— start —

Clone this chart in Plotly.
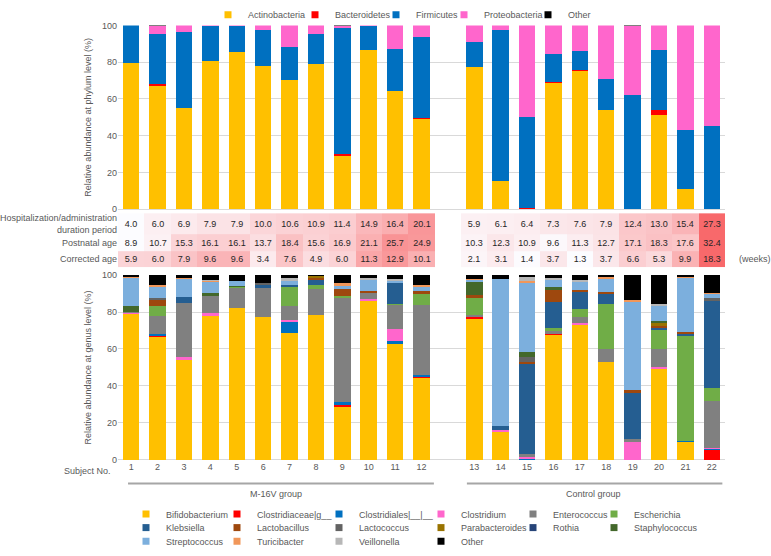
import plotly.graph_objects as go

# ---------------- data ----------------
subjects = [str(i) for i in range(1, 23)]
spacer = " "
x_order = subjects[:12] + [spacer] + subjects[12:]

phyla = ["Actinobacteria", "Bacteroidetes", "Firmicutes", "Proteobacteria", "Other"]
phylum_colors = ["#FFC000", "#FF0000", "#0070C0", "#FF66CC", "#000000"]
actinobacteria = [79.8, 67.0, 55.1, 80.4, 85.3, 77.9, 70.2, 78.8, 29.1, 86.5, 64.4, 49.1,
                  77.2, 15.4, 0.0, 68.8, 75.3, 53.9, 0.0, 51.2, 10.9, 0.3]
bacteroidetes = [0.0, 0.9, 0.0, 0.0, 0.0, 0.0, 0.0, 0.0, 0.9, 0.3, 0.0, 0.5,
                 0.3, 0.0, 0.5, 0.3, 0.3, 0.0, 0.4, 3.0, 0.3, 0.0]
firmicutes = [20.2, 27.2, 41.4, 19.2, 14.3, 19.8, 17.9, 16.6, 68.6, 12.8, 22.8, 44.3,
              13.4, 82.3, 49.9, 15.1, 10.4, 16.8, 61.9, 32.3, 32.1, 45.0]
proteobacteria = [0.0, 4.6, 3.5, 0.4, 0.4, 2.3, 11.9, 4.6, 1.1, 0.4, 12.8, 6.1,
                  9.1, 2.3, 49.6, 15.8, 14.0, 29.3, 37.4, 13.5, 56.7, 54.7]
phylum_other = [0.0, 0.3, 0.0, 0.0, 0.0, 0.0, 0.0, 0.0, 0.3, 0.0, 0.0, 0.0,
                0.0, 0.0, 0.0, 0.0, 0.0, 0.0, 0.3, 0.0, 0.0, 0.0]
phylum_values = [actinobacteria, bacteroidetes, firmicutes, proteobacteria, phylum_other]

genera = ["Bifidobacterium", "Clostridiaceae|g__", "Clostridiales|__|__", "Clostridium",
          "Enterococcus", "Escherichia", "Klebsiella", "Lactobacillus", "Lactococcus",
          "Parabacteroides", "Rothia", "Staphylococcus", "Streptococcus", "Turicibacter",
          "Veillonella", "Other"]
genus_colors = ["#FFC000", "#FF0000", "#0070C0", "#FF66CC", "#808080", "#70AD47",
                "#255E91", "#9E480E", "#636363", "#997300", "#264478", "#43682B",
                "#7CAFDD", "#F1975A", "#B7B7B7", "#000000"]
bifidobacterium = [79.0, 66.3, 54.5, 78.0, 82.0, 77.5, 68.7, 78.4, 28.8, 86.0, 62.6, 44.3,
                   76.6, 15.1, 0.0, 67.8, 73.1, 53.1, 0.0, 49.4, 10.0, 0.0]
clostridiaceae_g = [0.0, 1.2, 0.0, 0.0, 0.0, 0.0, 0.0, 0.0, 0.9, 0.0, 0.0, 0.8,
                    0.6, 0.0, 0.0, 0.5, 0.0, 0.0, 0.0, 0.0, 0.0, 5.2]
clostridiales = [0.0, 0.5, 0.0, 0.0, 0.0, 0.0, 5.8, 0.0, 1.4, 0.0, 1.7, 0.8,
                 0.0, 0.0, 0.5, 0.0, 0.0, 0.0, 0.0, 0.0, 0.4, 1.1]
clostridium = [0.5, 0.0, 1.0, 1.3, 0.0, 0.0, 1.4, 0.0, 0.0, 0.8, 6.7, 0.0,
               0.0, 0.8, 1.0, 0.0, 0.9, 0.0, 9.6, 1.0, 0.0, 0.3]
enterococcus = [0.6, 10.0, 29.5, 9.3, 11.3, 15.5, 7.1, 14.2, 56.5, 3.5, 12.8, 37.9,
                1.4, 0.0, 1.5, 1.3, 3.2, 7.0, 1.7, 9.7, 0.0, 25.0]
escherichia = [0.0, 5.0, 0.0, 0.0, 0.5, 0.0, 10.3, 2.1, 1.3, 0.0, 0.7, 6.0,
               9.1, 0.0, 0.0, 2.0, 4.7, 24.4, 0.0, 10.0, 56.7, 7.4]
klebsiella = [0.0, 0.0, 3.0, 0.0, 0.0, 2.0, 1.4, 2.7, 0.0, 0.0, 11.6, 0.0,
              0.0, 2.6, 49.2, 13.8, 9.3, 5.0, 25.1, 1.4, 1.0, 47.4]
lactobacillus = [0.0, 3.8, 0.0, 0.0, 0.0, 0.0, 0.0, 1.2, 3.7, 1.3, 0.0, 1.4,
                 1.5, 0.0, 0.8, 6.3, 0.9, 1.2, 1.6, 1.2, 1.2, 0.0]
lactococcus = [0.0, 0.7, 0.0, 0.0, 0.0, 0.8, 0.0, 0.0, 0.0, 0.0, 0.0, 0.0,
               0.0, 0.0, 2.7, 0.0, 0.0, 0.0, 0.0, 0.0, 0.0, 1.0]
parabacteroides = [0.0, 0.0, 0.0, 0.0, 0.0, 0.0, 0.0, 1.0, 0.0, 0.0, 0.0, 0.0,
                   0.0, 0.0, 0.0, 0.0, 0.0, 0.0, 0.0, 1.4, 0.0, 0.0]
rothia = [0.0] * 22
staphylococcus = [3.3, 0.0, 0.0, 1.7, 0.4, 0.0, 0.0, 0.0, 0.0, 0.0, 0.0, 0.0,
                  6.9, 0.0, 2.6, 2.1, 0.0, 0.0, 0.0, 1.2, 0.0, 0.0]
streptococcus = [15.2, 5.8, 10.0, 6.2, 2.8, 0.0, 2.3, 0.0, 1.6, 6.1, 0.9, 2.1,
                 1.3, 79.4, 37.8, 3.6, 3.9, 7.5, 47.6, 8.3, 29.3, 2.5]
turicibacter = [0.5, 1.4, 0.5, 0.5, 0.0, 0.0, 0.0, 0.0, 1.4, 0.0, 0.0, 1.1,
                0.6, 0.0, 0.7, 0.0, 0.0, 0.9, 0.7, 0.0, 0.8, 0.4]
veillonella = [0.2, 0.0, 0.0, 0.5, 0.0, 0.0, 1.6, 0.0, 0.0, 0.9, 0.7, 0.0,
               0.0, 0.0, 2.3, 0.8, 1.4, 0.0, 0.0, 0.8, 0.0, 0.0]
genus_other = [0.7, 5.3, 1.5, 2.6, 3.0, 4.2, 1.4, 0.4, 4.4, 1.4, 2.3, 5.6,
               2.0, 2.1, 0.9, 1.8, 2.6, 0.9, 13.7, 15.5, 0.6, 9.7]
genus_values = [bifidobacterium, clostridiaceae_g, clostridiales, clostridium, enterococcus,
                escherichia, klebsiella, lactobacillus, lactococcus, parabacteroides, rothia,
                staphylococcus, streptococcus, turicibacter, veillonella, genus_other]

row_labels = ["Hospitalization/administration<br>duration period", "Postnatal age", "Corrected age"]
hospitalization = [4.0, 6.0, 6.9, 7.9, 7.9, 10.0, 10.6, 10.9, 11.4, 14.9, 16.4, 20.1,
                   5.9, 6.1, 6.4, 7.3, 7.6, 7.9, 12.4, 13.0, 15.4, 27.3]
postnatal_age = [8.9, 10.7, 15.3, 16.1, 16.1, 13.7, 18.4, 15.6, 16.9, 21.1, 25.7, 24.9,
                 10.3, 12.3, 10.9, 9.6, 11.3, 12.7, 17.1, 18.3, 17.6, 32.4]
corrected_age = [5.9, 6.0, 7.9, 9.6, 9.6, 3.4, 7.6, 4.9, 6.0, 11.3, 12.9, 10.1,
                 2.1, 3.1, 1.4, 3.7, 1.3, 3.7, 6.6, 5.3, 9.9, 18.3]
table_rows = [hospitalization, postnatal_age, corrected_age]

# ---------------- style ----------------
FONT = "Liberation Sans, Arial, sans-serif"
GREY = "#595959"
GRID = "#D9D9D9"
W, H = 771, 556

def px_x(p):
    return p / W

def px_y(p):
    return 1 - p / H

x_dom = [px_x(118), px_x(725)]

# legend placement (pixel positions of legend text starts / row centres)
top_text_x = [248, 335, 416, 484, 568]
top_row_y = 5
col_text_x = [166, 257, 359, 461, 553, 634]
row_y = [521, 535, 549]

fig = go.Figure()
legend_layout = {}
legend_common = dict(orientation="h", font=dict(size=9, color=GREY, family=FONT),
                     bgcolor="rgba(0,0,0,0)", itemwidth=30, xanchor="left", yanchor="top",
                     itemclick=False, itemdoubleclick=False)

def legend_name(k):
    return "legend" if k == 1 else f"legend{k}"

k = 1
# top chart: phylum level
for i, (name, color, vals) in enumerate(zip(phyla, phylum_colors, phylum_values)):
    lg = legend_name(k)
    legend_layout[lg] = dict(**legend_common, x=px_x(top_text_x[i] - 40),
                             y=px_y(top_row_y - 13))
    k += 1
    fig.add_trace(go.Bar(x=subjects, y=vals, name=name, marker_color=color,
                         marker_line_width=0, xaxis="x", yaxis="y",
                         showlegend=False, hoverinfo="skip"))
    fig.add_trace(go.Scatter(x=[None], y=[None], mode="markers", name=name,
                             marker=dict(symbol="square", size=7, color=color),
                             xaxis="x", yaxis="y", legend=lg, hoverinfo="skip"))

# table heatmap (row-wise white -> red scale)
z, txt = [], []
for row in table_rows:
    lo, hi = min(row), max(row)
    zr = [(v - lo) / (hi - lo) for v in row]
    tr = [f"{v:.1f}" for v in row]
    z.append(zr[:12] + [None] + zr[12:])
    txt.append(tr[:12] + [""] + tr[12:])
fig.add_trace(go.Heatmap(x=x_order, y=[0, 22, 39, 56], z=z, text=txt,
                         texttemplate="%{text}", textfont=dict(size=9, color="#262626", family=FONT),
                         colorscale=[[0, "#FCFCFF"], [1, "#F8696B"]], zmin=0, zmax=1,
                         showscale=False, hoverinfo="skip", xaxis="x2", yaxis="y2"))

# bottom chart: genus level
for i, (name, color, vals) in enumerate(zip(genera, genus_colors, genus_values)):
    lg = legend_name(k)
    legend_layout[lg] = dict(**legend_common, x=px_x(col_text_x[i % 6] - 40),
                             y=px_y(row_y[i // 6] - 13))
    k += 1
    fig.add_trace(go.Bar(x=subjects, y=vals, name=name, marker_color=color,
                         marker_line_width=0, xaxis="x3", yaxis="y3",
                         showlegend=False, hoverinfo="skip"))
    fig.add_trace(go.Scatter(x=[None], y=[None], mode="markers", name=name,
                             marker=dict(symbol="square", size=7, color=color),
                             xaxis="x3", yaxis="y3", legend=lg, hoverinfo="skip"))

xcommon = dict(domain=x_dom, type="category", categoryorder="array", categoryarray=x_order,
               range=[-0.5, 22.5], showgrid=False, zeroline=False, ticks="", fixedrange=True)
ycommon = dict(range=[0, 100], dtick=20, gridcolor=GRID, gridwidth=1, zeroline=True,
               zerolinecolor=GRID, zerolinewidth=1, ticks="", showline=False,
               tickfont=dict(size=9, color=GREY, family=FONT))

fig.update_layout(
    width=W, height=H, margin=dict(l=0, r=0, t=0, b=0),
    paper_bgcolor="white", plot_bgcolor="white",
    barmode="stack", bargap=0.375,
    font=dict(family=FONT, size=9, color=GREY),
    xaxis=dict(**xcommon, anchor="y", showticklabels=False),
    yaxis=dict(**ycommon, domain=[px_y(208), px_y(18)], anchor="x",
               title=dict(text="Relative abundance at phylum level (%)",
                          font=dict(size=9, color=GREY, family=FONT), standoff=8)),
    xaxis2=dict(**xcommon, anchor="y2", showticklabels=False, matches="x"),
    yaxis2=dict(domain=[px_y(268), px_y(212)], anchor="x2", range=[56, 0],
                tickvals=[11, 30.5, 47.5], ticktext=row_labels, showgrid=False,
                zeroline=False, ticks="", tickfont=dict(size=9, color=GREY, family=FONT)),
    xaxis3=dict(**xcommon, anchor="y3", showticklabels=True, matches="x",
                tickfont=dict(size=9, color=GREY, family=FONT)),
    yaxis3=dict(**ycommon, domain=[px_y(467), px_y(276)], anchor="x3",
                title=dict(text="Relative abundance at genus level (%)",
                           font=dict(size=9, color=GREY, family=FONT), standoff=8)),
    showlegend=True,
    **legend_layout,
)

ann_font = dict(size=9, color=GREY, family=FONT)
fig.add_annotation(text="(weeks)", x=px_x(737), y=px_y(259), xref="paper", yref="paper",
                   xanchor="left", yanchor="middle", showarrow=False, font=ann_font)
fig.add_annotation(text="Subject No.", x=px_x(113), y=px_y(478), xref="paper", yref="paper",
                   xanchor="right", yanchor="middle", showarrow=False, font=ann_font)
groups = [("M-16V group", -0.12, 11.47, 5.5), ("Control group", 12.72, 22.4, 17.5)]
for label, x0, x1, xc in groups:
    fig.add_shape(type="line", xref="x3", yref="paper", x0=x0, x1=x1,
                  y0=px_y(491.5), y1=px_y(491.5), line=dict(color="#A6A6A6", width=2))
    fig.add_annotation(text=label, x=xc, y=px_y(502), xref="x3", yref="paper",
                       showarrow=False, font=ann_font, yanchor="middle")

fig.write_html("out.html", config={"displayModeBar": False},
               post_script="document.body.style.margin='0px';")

— end —

Your objective. Leave out the pictures and repeat exactly the lines from the start of the material through the line that contains "x_order = subjects[:12]", both included.

Right answer.
Clone this chart in Plotly.
import plotly.graph_objects as go

# ---------------- data ----------------
subjects = [str(i) for i in range(1, 23)]
spacer = " "
x_order = subjects[:12] + [spacer] + subjects[12:]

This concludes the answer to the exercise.